EXERCISE INSTRUCTIONS: Repeat exactly the lines from the start of the material below up to and including the "x, y: fit[0]" line.

MATERIAL PROVIDED:
* * * * * * *

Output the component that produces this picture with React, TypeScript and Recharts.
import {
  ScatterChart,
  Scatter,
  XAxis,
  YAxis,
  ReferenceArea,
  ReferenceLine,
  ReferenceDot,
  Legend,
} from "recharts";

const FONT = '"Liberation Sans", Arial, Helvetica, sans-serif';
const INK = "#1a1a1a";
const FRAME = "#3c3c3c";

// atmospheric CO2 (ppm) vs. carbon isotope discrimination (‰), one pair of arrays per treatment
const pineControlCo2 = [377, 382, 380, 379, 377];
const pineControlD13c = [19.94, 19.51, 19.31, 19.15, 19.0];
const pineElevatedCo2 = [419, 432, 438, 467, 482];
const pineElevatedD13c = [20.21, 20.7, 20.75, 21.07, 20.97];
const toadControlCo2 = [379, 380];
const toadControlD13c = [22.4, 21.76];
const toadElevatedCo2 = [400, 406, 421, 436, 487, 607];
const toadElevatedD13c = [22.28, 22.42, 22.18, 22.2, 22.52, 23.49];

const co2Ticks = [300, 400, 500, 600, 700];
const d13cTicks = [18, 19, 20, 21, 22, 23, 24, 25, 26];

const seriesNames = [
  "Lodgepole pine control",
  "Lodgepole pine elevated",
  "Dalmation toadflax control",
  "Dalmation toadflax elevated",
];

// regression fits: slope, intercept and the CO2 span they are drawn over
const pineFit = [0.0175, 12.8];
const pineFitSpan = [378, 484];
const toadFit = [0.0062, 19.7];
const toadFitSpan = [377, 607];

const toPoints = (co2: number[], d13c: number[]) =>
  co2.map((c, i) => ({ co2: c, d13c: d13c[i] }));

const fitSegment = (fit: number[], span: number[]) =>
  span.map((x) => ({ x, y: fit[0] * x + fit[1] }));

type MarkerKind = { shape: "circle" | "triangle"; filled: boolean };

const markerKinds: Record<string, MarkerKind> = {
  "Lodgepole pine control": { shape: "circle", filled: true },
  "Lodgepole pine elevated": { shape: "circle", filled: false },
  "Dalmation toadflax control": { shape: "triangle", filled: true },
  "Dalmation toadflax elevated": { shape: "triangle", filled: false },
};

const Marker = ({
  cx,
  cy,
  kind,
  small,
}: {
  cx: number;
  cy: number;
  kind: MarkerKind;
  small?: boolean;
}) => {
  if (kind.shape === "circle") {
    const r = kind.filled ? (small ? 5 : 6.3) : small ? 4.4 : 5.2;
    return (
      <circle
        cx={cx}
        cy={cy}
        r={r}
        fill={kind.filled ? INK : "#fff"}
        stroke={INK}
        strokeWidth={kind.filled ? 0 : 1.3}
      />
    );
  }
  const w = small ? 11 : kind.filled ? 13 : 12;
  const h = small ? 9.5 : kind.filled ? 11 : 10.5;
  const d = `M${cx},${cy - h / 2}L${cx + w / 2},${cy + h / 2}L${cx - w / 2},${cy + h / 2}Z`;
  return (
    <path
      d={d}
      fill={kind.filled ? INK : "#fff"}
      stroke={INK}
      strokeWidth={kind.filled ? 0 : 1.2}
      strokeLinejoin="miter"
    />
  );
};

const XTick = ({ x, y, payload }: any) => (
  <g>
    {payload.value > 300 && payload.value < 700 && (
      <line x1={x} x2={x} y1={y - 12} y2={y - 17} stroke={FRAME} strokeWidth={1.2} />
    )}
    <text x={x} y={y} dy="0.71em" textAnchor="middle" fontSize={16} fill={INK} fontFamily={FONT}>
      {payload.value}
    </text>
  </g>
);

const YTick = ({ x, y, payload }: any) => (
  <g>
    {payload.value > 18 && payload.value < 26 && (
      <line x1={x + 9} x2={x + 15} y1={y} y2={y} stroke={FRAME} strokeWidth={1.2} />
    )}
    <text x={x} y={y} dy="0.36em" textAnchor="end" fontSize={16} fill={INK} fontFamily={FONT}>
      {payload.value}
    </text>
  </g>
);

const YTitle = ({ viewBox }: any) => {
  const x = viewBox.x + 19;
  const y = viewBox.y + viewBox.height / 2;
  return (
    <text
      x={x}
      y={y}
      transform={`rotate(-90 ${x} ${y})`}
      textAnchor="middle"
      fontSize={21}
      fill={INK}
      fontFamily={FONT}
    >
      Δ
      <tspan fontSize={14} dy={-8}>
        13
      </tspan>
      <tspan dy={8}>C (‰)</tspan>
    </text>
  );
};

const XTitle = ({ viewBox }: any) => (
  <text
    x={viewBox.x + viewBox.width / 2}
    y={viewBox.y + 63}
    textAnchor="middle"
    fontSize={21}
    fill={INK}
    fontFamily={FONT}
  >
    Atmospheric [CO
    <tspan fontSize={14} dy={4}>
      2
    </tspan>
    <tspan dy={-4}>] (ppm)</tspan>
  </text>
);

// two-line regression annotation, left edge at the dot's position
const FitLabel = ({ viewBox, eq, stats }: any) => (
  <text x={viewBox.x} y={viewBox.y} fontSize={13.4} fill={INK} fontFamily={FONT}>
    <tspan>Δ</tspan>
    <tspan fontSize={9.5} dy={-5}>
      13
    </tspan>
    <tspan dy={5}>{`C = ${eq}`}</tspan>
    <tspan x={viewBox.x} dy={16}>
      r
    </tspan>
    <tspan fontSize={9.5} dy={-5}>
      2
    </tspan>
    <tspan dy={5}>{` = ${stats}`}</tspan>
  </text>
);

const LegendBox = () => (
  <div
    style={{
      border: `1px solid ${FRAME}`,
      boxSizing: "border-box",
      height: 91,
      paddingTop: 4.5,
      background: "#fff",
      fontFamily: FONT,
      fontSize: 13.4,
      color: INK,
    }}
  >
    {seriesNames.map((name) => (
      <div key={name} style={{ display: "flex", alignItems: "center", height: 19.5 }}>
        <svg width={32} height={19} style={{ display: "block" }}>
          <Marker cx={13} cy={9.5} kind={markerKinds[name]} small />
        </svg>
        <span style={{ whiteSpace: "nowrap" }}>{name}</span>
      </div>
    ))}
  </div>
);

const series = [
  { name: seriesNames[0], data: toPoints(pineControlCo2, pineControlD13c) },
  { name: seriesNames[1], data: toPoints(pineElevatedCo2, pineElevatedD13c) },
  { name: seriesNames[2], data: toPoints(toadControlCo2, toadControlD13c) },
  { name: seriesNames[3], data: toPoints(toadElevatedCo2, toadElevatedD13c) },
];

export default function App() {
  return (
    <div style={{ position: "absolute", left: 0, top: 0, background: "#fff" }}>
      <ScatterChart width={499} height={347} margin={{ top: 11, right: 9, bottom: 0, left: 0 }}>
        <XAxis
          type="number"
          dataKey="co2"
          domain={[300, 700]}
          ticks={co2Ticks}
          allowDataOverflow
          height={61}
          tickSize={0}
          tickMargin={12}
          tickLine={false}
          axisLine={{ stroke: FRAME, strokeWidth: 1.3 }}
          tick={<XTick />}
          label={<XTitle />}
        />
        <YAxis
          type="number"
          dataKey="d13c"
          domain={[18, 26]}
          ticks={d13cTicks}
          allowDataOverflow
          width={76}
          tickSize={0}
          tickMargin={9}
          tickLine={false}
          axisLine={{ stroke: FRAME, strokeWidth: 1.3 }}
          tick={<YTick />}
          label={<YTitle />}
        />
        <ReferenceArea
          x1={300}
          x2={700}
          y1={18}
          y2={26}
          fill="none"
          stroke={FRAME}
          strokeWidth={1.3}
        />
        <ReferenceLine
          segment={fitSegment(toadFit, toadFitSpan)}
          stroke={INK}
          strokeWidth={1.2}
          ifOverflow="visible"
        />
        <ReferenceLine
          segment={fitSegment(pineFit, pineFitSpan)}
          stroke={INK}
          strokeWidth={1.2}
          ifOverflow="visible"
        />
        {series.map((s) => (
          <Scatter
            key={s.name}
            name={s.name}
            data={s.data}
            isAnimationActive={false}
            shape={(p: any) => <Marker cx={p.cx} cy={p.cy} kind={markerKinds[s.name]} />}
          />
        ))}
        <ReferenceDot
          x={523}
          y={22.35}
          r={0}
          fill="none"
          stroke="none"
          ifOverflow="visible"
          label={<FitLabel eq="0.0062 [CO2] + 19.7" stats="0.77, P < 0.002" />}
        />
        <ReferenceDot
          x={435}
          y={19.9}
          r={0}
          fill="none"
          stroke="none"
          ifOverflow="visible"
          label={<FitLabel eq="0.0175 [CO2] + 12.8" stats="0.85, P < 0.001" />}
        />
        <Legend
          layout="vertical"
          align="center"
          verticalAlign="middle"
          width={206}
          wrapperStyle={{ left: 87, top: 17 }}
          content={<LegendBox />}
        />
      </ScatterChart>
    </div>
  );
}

* * * * * * *

ANSWER FOR THIS EXERCISE:
Output the component that produces this picture with React, TypeScript and Recharts.
import {
  ScatterChart,
  Scatter,
  XAxis,
  YAxis,
  ReferenceArea,
  ReferenceLine,
  ReferenceDot,
  Legend,
} from "recharts";

const FONT = '"Liberation Sans", Arial, Helvetica, sans-serif';
const INK = "#1a1a1a";
const FRAME = "#3c3c3c";

// atmospheric CO2 (ppm) vs. carbon isotope discrimination (‰), one pair of arrays per treatment
const pineControlCo2 = [377, 382, 380, 379, 377];
const pineControlD13c = [19.94, 19.51, 19.31, 19.15, 19.0];
const pineElevatedCo2 = [419, 432, 438, 467, 482];
const pineElevatedD13c = [20.21, 20.7, 20.75, 21.07, 20.97];
const toadControlCo2 = [379, 380];
const toadControlD13c = [22.4, 21.76];
const toadElevatedCo2 = [400, 406, 421, 436, 487, 607];
const toadElevatedD13c = [22.28, 22.42, 22.18, 22.2, 22.52, 23.49];

const co2Ticks = [300, 400, 500, 600, 700];
const d13cTicks = [18, 19, 20, 21, 22, 23, 24, 25, 26];

const seriesNames = [
  "Lodgepole pine control",
  "Lodgepole pine elevated",
  "Dalmation toadflax control",
  "Dalmation toadflax elevated",
];

// regression fits: slope, intercept and the CO2 span they are drawn over
const pineFit = [0.0175, 12.8];
const pineFitSpan = [378, 484];
const toadFit = [0.0062, 19.7];
const toadFitSpan = [377, 607];

const toPoints = (co2: number[], d13c: number[]) =>
  co2.map((c, i) => ({ co2: c, d13c: d13c[i] }));

const fitSegment = (fit: number[], span: number[]) =>
  span.map((x) => ({ x, y: fit[0] * x + fit[1] }));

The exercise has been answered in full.